Another thing: what about people who put "EIT" on their resume, but they've had it for like 20 years? I get it if you have 1-5 years of experience as it shows you achieved something and will be going for your PE, but it just seems meaningless to be an EIT if you have more than 5 or 6 years experience.


----------



## wilheldp_PE (Mar 24, 2011)

intech said:


> Another thing: what about people who put "EIT" on their resume, but they've had it for like 20 years? I get it if you have 1-5 years of experience as it shows you achieved something and will be going for your PE, but it just seems meaningless to be an EIT if you have more than 5 or 6 years experience.

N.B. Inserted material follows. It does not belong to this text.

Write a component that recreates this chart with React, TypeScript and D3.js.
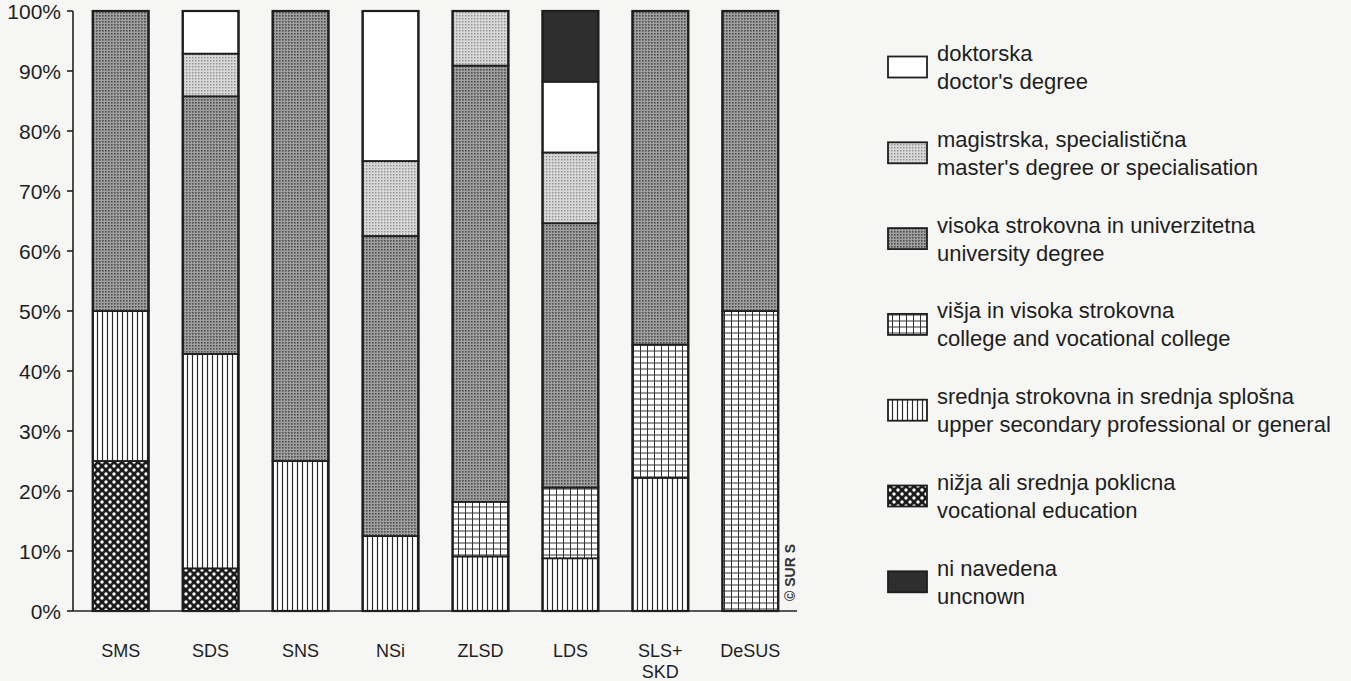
import React from "react";
import * as d3 from "d3";

const categories = ["SMS", "SDS", "SNS", "NSi", "ZLSD", "LDS", "SLS+SKD", "DeSUS"];

const vocational = [25, 7.1, 0, 0, 0, 0, 0, 0];
const upperSecondary = [25, 35.7, 25, 12.5, 9.1, 8.8, 22.2, 0];
const college = [0, 0, 0, 0, 9.1, 11.8, 22.2, 50];
const university = [50, 42.9, 75, 50, 72.7, 44.1, 55.6, 50];
const masters = [0, 7.1, 0, 12.5, 9.1, 11.8, 0, 0];
const doctors = [0, 7.1, 0, 25, 0, 11.8, 0, 0];
const unknown = [0, 0, 0, 0, 0, 11.8, 0, 0];

const seriesKeys = ["vocational", "upperSecondary", "college", "university", "masters", "doctors", "unknown"];
const seriesValues: Record<string, number[]> = {
  vocational, upperSecondary, college, university, masters, doctors, unknown,
};

const yTicks = [0, 0.1, 0.2, 0.3, 0.4, 0.5, 0.6, 0.7, 0.8, 0.9, 1];

// legend order top -> bottom
const legendKeys = ["doctors", "masters", "university", "college", "upperSecondary", "vocational", "unknown"];
const legendLabels: Record<string, [string, string]> = {
  doctors: ["doktorska", "doctor's degree"],
  masters: ["magistrska, specialistična", "master's degree or specialisation"],
  university: ["visoka strokovna in univerzitetna", "university degree"],
  college: ["višja in visoka strokovna", "college and vocational college"],
  upperSecondary: ["srednja strokovna in srednja splošna", "upper secondary professional or general"],
  vocational: ["nižja ali srednja poklicna", "vocational education"],
  unknown: ["ni navedena", "uncnown"],
};

const fills: Record<string, string> = {
  vocational: "url(#pVoc)",
  upperSecondary: "url(#pUpper)",
  college: "url(#pCollege)",
  university: "url(#pUni)",
  masters: "url(#pMast)",
  doctors: "#ffffff",
  unknown: "#2e2e2e",
};

const W = 1351;
const H = 681;
const FONT = "'Liberation Sans', Arial, Helvetica, sans-serif";

export default function App() {
  const rows = categories.map((c, i) => {
    const r: any = { cat: c };
    seriesKeys.forEach((k) => (r[k] = seriesValues[k][i]));
    return r;
  });
  const stacked = d3.stack<any>().keys(seriesKeys).offset(d3.stackOffsetExpand)(rows);

  const x = d3.scaleBand<string>().domain(categories).range([73, 798]).paddingInner(0.38).paddingOuter(0.22);
  const y = d3.scaleLinear().domain([0, 1]).range([611, 11]);
  const bw = x.bandwidth();

  const legendX = 888;
  const legendTextX = 937;
  const legendY0 = 53;
  const legendStep = 85.8;

  return (
    <svg width={W} height={H} style={{ position: "absolute", left: 0, top: 0, background: "#f6f6f5" }} fontFamily={FONT}>
      <defs>
        <pattern id="pVoc" width="8" height="8" patternUnits="userSpaceOnUse">
          <rect width="8" height="8" fill="#1c1c1c" />
          <circle cx="2" cy="2" r="1.7" fill="#ffffff" />
          <circle cx="6" cy="6" r="1.7" fill="#ffffff" />
        </pattern>
        <pattern id="pUpper" width="5" height="5" patternUnits="userSpaceOnUse">
          <rect width="5" height="5" fill="#ffffff" />
          <line x1="2.5" y1="0" x2="2.5" y2="5" stroke="#2a2a2a" strokeWidth="1.2" />
        </pattern>
        <pattern id="pCollege" width="7" height="6" patternUnits="userSpaceOnUse">
          <rect width="7" height="6" fill="#ffffff" />
          <line x1="3.5" y1="0" x2="3.5" y2="6" stroke="#333" strokeWidth="1" />
          <line x1="0" y1="3" x2="7" y2="3" stroke="#333" strokeWidth="1" />
        </pattern>
        <pattern id="pUni" width="3" height="3" patternUnits="userSpaceOnUse">
          <rect width="3" height="3" fill="#a0a0a0" />
          <rect x="0" y="0" width="1.6" height="1.6" fill="#4c4c4c" />
        </pattern>
        <pattern id="pMast" width="3" height="3" patternUnits="userSpaceOnUse">
          <rect width="3" height="3" fill="#d8d8d8" />
          <rect x="0" y="0" width="1.4" height="1.4" fill="#8e8e8e" />
        </pattern>
      </defs>

      {/* bars */}
      {stacked.map((s) => (
        <g key={s.key}>
          {s.map((d, i) => {
            const h = y(d[0]) - y(d[1]);
            if (h <= 0.01) return null;
            return (
              <rect
                key={i}
                x={x(categories[i])}
                y={y(d[1])}
                width={bw}
                height={h}
                fill={fills[s.key]}
                stroke="#1e1e1e"
                strokeWidth={1.8}
              />
            );
          })}
        </g>
      ))}
      {categories.map((c) => (
        <rect key={c} x={x(c)} y={y(1)} width={bw} height={y(0) - y(1)} fill="none" stroke="#1e1e1e" strokeWidth={2.2} />
      ))}

      {/* y axis */}
      <line x1={73} y1={y(1)} x2={73} y2={y(0)} stroke="#222" strokeWidth={1.6} />
      <line x1={73} y1={y(0)} x2={797} y2={y(0)} stroke="#222" strokeWidth={1.6} />
      {yTicks.map((t) => (
        <g key={t}>
          <line x1={67} x2={73} y1={y(t)} y2={y(t)} stroke="#222" strokeWidth={1.6} />
          <text x={61} y={y(t)} dy="0.36em" textAnchor="end" fontSize={21} fill="#1e1e1e">
            {d3.format(".0%")(t)}
          </text>
        </g>
      ))}

      {/* x labels */}
      {categories.map((c) => {
        const lines = c.split(/(?<=\+)/);
        return (
          <text key={c} x={(x(c) as number) + bw / 2} y={657} textAnchor="middle" fontSize={18} fill="#1e1e1e">
            {lines.map((l, j) => (
              <tspan key={j} x={(x(c) as number) + bw / 2} dy={j === 0 ? 0 : 21}>
                {l}
              </tspan>
            ))}
          </text>
        );
      })}

      {/* copyright */}
      <text transform="translate(795,601) rotate(-90)" fontSize={14} fontWeight="bold" fill="#333">
        © SUR S
      </text>

      {/* legend */}
      {legendKeys.map((k, i) => {
        const cy = legendY0 + i * legendStep;
        const mid = cy + 14;
        return (
          <g key={k}>
            <rect x={legendX} y={mid - 10.5} width={39} height={21} fill={fills[k]} stroke="#1e1e1e" strokeWidth={1.8} />
            <text x={legendTextX} y={cy} dy="0.36em" fontSize={22} fill="#1e1e1e">
              {legendLabels[k][0]}
            </text>
            <text x={legendTextX} y={cy + 28} dy="0.36em" fontSize={22} fill="#1e1e1e">
              {legendLabels[k][1]}
            </text>
          </g>
        );
      })}
    </svg>
  );
}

That actually makes a lot of sense to leave on your resume regardless of how long its been since you graduated. It shows that you are only 1 step away from becoming a PE if it becomes necessary for the job to which you are applying.


----------



## intech (Mar 25, 2011)

wilheldp_PE said:


> intech said:
> 
> 
> > Another thing: what about people who put "EIT" on their resume, but they've had it for like 20 years? I get it if you have 1-5 years of experience as it shows you achieved something and will be going for your PE, but it just seems meaningless to be an EIT if you have more than 5 or 6 years experience.
> ...


I guess that is what people have in mind when they do that, but my point is why not get your PE if you have the EIT already? You're halfway there, then you let it slide for 20 years? Also, most companies who need a PE, NEED A PE, not somebody who may be able to get one in about 6 months (or more). And I say "may" because as all of us know, passing the exam is not a given. In my experience, I have never seen a company hire an EIT when they have a need for a PE. They will hire a PE in one state if they need a PE in another state because getting a PE by reciprocity is almost 100% guaranteed and, if you're lucky, it only takes a couple of months.


----------



## jeb6294 (Mar 26, 2011)

Closest I've seen is when I moved back to Ohio, one of the conditions for my employment was that I had to get my EIT within one year of my start date (I was always bouncing back and forth co-oping in school so I didn't take it before I graduated like most). Fortunately I had already signed up to take it in Florida and they let Ohio administer the exam, and somehow I ended up passing that first try.


----------